What was I doing while 68,000 died in just over 2 months?
Not much. And plenty.
It’s now month 4 of lockdown #3. All restaurants, bars, libraries, museums, and indoor leisure facilities are closed. Schools finally re-opened after three months of closure and we have been given a date for our lifestyles to resume (26 April 2021), but the virus is refusing to be quashed. New infections in Scotland are hovering at 5-700 a day, many in school age children, and there’s this niggling worry in the back of most thinking-people’s minds that the virus might mutate again, or the South African or Brazilian variants might get a foothold, and our defences ie. the vaccines which are being rolled out in the UK at a phenomenal pace, will be breached, and we will all be sent straight back to jail, do not collect £200. Please no.
I have been creating into this abyss. Not words, they have felt strangely too small and discomforting. My impulse has been to create spaces in the world where we can safely be together. COVID defying outdoor landscapes full of colour and light and love.
First I built @OutdoorPlaybarn, which has become a mainstay for many Glasgow toddler mums – myself included – through this interminable lockdown, and just last weekend I opened The Belle Tent Field, a series of bell tents and play tents surrounded by outdoor games and toys on the edge of Pollok Park, where children can mark their birthdays and experience the joy of celebration.
And now, with some young souls I have met along the way, I am plotting the next thing: The Pony Club. We used to run a horse riding school. It was my mother-in-law’s business. After she died we kept it going, but eventually it was too much for us and so we transitioned into a DIY livery yard with just a handful of horses. The riding school had 5 stable blocks, and one particular block, nicknamed the ‘pony stables’ was soon squatted by a family of pigeons whose disgusting habits could have started another pandemic. But they are gone now. The stables have been decontaminated, the builders are stripping out wood, the walls are getting whitewashed, and we are moving in with big rugs and wooden tables and couches, and under the beautiful original wooden ceiling, something new is going to grow.

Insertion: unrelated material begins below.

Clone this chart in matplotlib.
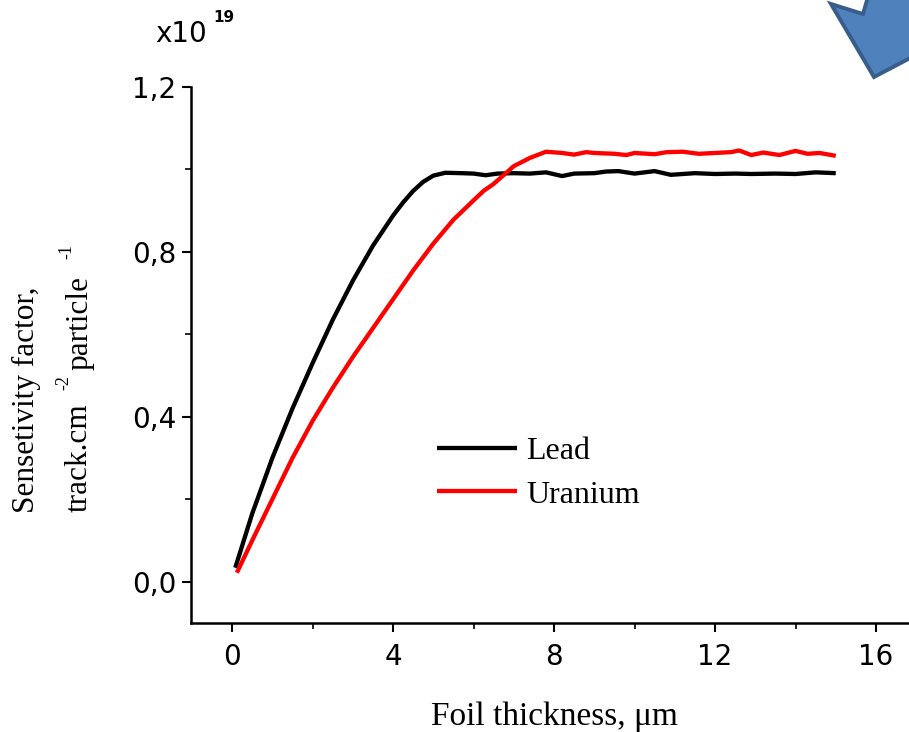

The Pony Club will be an indoor space, and it feels audacious to imagine us back inside together, but yesterday I acknowledged how much I missed that. Writing workshops. Art classes. Discussion groups. Crafternoons gathered around a wood-burning stove, exchanging ideas, sharing our creations, laughing. God, how I miss the casual laughter of a gaggle of close friends, rather than the anxious exchanges with just one other as you pad side by side through the park, trying not to breathe on each other. But I am no a fool. This pandemic has taught me the difference between idealism and optimism, between magical thinking and science, so The Pony Club has a big new window, 2 doors which will be left wide open (with screens to stop the pigeons coming back) and in Phase 2 – underfloor heating and an improved roof – there will be skylights that open. Ventilate, ventilate. Float away virus. Away from our bodies, away from our dreams, away from our little lives that mean so much to us.
I should probably take pictures of the renovations, in the same way that I should probably be taking detailed notes of the pandemic, but it’s too hard to take snapshots of the murk. I try to write things down, to remember this time, this time we really lived through, this time that future generations will want to read about. Providing it doesn’t kill us all. Because there it is. The fear that we don’t dare speak aloud, but still we wonder. Other creatures have lost their habitats. Other creatures have gone extinct. Why not us? Will our intelligence save us? Is science enough? And to quell those fears, we put up some more bunting, write some songs, make some music, bake some cakes. Because while science is trying to save us, creativity is making the inbetween tolerable, sometimes even beautiful.